A principal distorção é a aplicação regressiva, ou seja, quem ganha menos, paga mais imposto. A segunda distorção é que o sistema tributário brasileiro favorece, do ponto de vista federativo, a guerra fiscal, como, por exemplo, o uso de isenções fiscais para a vinda de empresas para os estados ou municípios. A oferta de isenção tributária para a empresa exercer suas atividades é algo trágico. Outro ponto a ser destacado é a falta de transparência, pois o cidadão não sabe exatamente o volume de impostos que paga. A discriminação dos valores na nota fiscal é fundamental. Ainda temos outra distorção: lidamos com uma carga fiscal robusta, mas em descompasso com a aplicação em termos de qualidade, isto é, não há retorno forte na promoção de políticas públicas pelo combate à desigualdade social.

O que pode ser feito para diminuir essas distorções?

Um elemento importante é a isenção tributária de itens básicos, como a desoneração da cesta básica; do transporte público, que favorece a população mais pobre da sociedade. Também é preciso ampliar tributação sobre renda, patrimônio e riqueza. Hoje, por exemplo, não há pagamento de imposto para jatinhos, helicópteros. Também não podemos permitir que famílias acumulem grandes fortunas. Nos EUA, por exemplo, há uma taxação alta para grandes fortunas. Por isso, a maioria dos empresários aplicam em fundações de interesse público.

Existem modelos mais equilibrados em outros países?

Países com sistemas tributários mais equilibrados estão localizados na Europa, em especial os nórdicos, que estabelecem um padrão civilizatório para igualdade. Nesse caso, o Estado admite a acumulação, regula e distribui. Nos EUA existe um modelo mais livre e, apesar de tudo, tentam inibir acumulação pessoal. Tributar os mais ricos promove um processo mais justo na devolução das riquezas. É preciso cobrar um retorno social.

Qual o papel do Estado?

Imposto é a contribuição que a sociedade dá para a constituição de um fundo público para prestação de serviços.

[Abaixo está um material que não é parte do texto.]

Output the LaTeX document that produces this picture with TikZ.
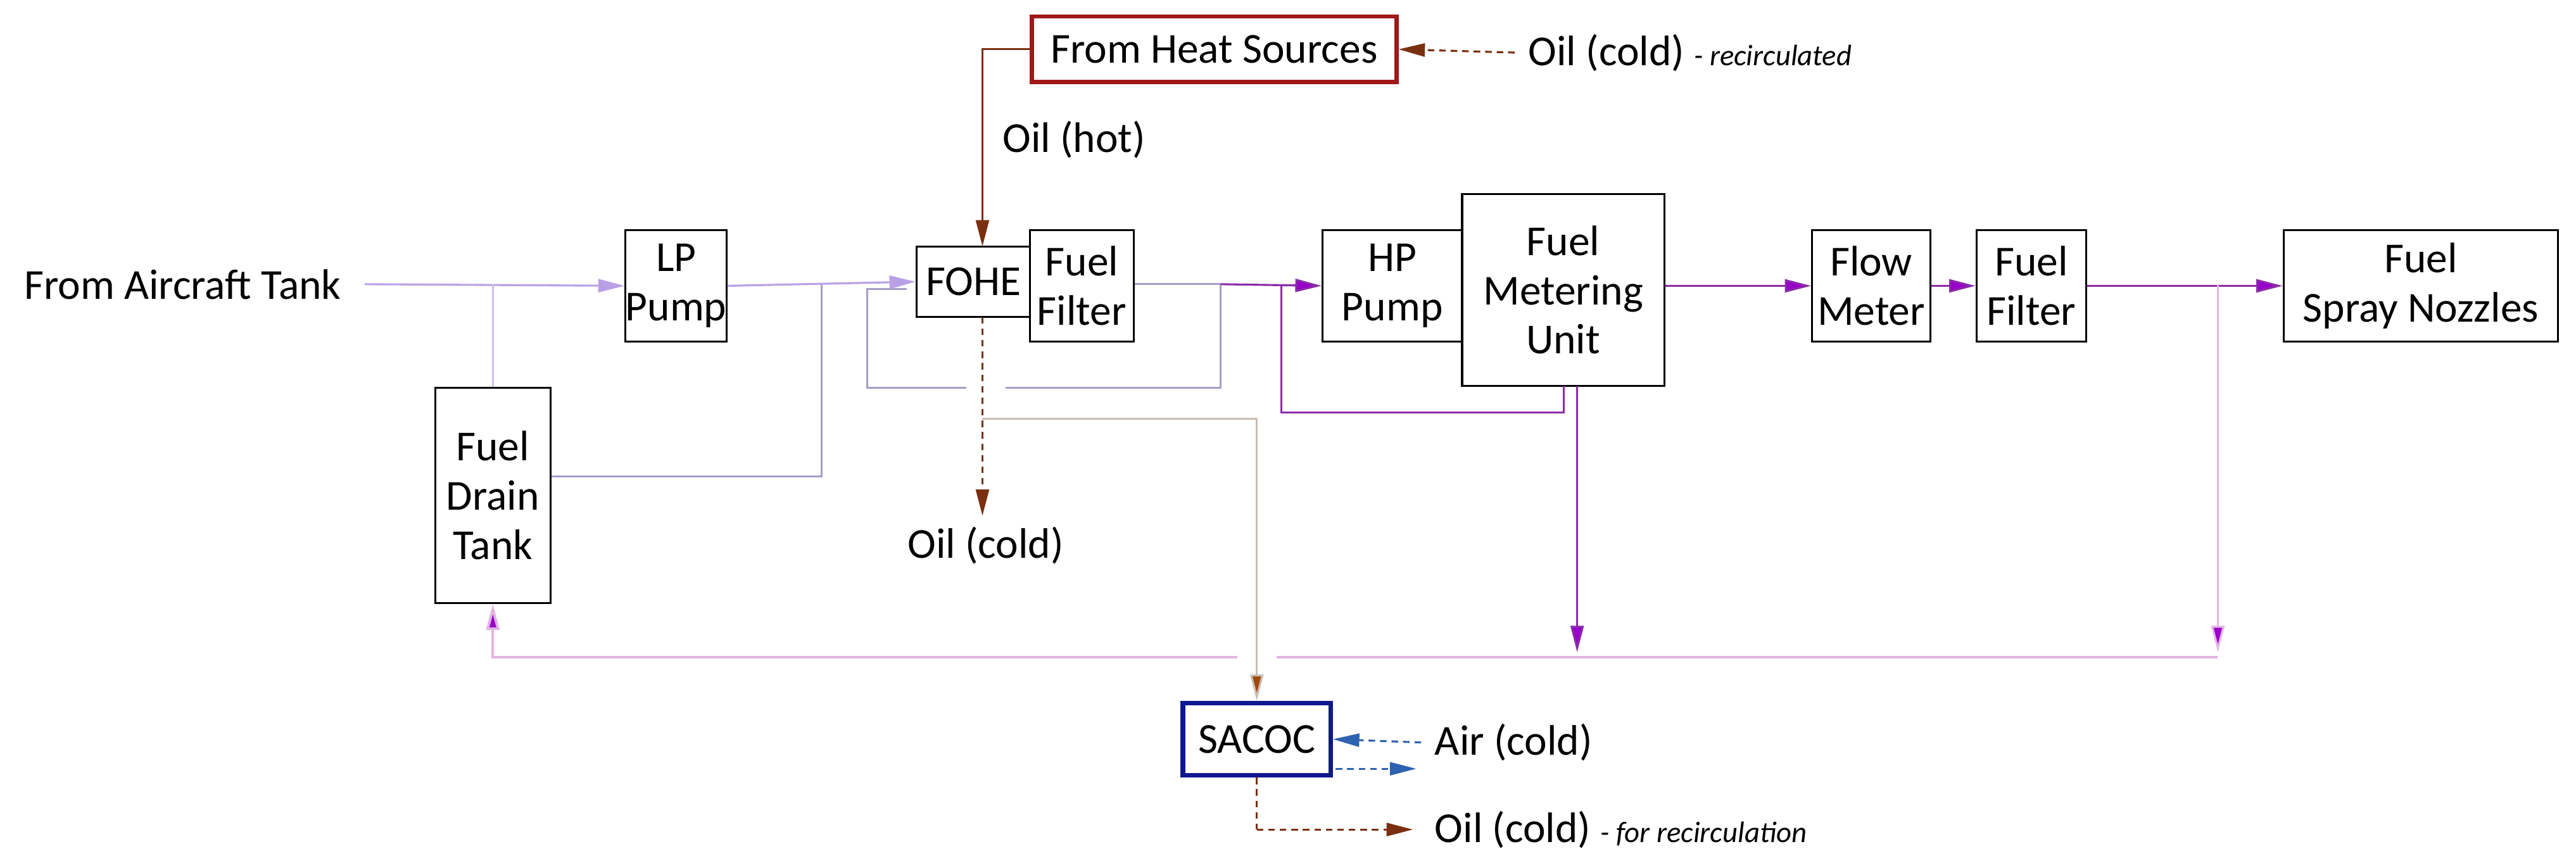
\documentclass[tikz,border=0pt]{standalone}
\usepackage{fontspec}
\setmainfont{Carlito}
\usetikzlibrary{arrows.meta}
\definecolor{lpur}{HTML}{B9A0E6}
\definecolor{lav}{HTML}{A89CC8}
\definecolor{dpur}{HTML}{8A2BA8}
\definecolor{vio}{HTML}{9A00CC}
\definecolor{pink}{HTML}{E2B4E2}
\definecolor{brn}{HTML}{7A3010}
\definecolor{tan}{HTML}{C8BDB2}
\definecolor{hred}{HTML}{A01818}
\definecolor{sblue}{HTML}{101890}
\definecolor{ablue}{HTML}{2E62B0}
\begin{document}
\begin{tikzpicture}[x=0.5pt,y=-0.5pt,
  every node/.style={font=\fontsize{13}{15}\selectfont},
  box/.style={draw=black,line width=0.6pt,inner sep=0pt,align=center},
  tip/.style={-{Triangle[width=4pt,length=8pt]}},
  vtip/.style={-{Triangle[width=4pt,length=8pt,fill=vio]}},
  lp/.style={lpur,line width=0.6pt},
  fl/.style={dpur,line width=0.6pt},
  oil/.style={brn,dash pattern=on 2pt off 1.5pt,line width=0.6pt},
  air/.style={ablue,dash pattern=on 2pt off 1.5pt,line width=0.6pt}]
\useasboundingbox (0,0) rectangle (1568,521);
\node[box,draw=hred,line width=1.3pt,minimum width=111pt,minimum height=20pt] (heat) at (739,30) {From Heat Sources};
\node[box,minimum width=28.5pt,minimum height=34pt] (lp) at (411.5,174) {LP\\Pump};
\node[box,minimum width=35pt,minimum height=65.5pt] (drain) at (300,301.5) {Fuel\\Drain\\Tank};
\node[box,minimum width=34.5pt,minimum height=21.5pt] (fohe) at (592.5,171.5) {FOHE};
\node[box,minimum width=31.5pt,minimum height=34pt] (f1) at (658.5,174) {Fuel\\Filter};
\node[box,minimum width=42.5pt,minimum height=34pt] (hp) at (847.5,174) {HP\\Pump};
\node[box,minimum width=61.5pt,minimum height=58.5pt] (fmu) at (951.5,176.5) {Fuel\\Metering\\Unit};
\node[box,minimum width=36pt,minimum height=34pt] (flow) at (1139,174) {Flow\\Meter};
\node[box,minimum width=33.5pt,minimum height=34pt] (f2) at (1236.5,174) {Fuel\\Filter};
\node[box,minimum width=83.5pt,minimum height=34pt] (spray) at (1473.5,174) {Fuel\\Spray Nozzles};
\node[box,draw=sblue,line width=1.4pt,minimum width=45pt,minimum height=22pt] (sacoc) at (765,450) {SACOC};
\node[anchor=east,inner sep=0pt] (tank) at (208,173) {From Aircraft Tank};
\node[anchor=west,inner sep=0pt] (ocr) at (930,32) {Oil (cold) \textit{\fontsize{9}{10}\selectfont - recirculated}};
\node[anchor=west,inner sep=0pt] (hot) at (610,85) {Oil (hot)};
\node[inner sep=0pt] (ocold) at (600,332) {Oil (cold)};
\node[anchor=west,inner sep=0pt] (air) at (873,452) {Air (cold)};
\node[anchor=west,inner sep=0pt] (orec) at (873,505) {Oil (cold) \textit{\fontsize{9}{10}\selectfont - for recirculation}};
\coordinate (a1) at (222,173);
\coordinate (j1) at (300,173);
\coordinate (j2) at (500,173);
\coordinate (j3) at (743,173);
\coordinate (j4) at (780,173);
\coordinate (j5) at (1350,173);
\coordinate (rl) at (1350,400);
\coordinate (ax) at (865,452);
\coordinate (ao) at (862,468);
\coordinate (oe) at (860,505);
\coordinate (oc) at (765,505);
\coordinate (os) at (922,32);
% oil
\draw[oil,tip] (os) -- (heat.east);
\draw[brn,line width=0.6pt,tip] (heat.west) -| (598,150);
\draw[oil,tip] (598,193) -- (598,314);
\draw[tan,line width=0.6pt,-{Triangle[width=4pt,length=8pt,fill=brn!70!orange]}] (598,255) -| (sacoc.north);
\draw[oil] (sacoc.south) -- (oc);
\draw[oil,tip] (oc) -- (oe);
\draw[air,tip] (ax) -- (sacoc.east);
\draw[air,tip] (813,468) -- (ao);
% fuel low pressure
\draw[lp,-{Triangle[width=4pt,length=8pt,fill=lpur]}] (a1) -- (lp.west);
\draw[lpur!70,line width=0.6pt] (j1) -- (drain.north);
\draw[lav,line width=0.6pt] (drain.east |- 0,290) -| (j2);
\draw[lp,tip] (lp.east) -- (fohe.west);
\draw[lav,line width=0.6pt] (f1.east |- j3) -- (j3) -- (743,236) -- (612,236);
\draw[lav,line width=0.6pt] (588,236) -- (528,236) -- (528,176) -- (552,176);
\draw[fl,vtip] (j3) -- (hp.west);
\draw[fl] (952,235) -- (952,251) -- (780,251) -- (j4);
\draw[fl,vtip] (960,235) -- (960,397);
\draw[fl,vtip] (fmu.east |- flow) -- (flow.west);
\draw[fl,vtip] (flow.east) -- (f2.west);
\draw[fl,vtip] (f2.east) -- (spray.west);
\draw[pink,line width=0.6pt,vtip] (j5) -- (1350,397);
\draw[pink,line width=0.8pt] (rl) -- (777,400);
\draw[pink,line width=0.8pt,vtip] (753,400) -- (300,400) -- (drain.south);
\end{tikzpicture}
\end{document}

O que se deve discutir é a aplicação dos recursos de acordo com uma política clara. Por exemplo, se temos clareza de que não queremos incentivar o uso do automóvel, é possível aumentar ou criar imposto para compra de automóvel. A reforma tributária é central para promover distribuição de riqueza e justiça social. Outro ponto fundamental é o sistema financeiro. Bancos são grandes meios de acúmulo e concentração de renda. Na realidade, são grandes máquinas do sistema capitalista. Regular o sistema financeiro significa regular o sistema capitalista.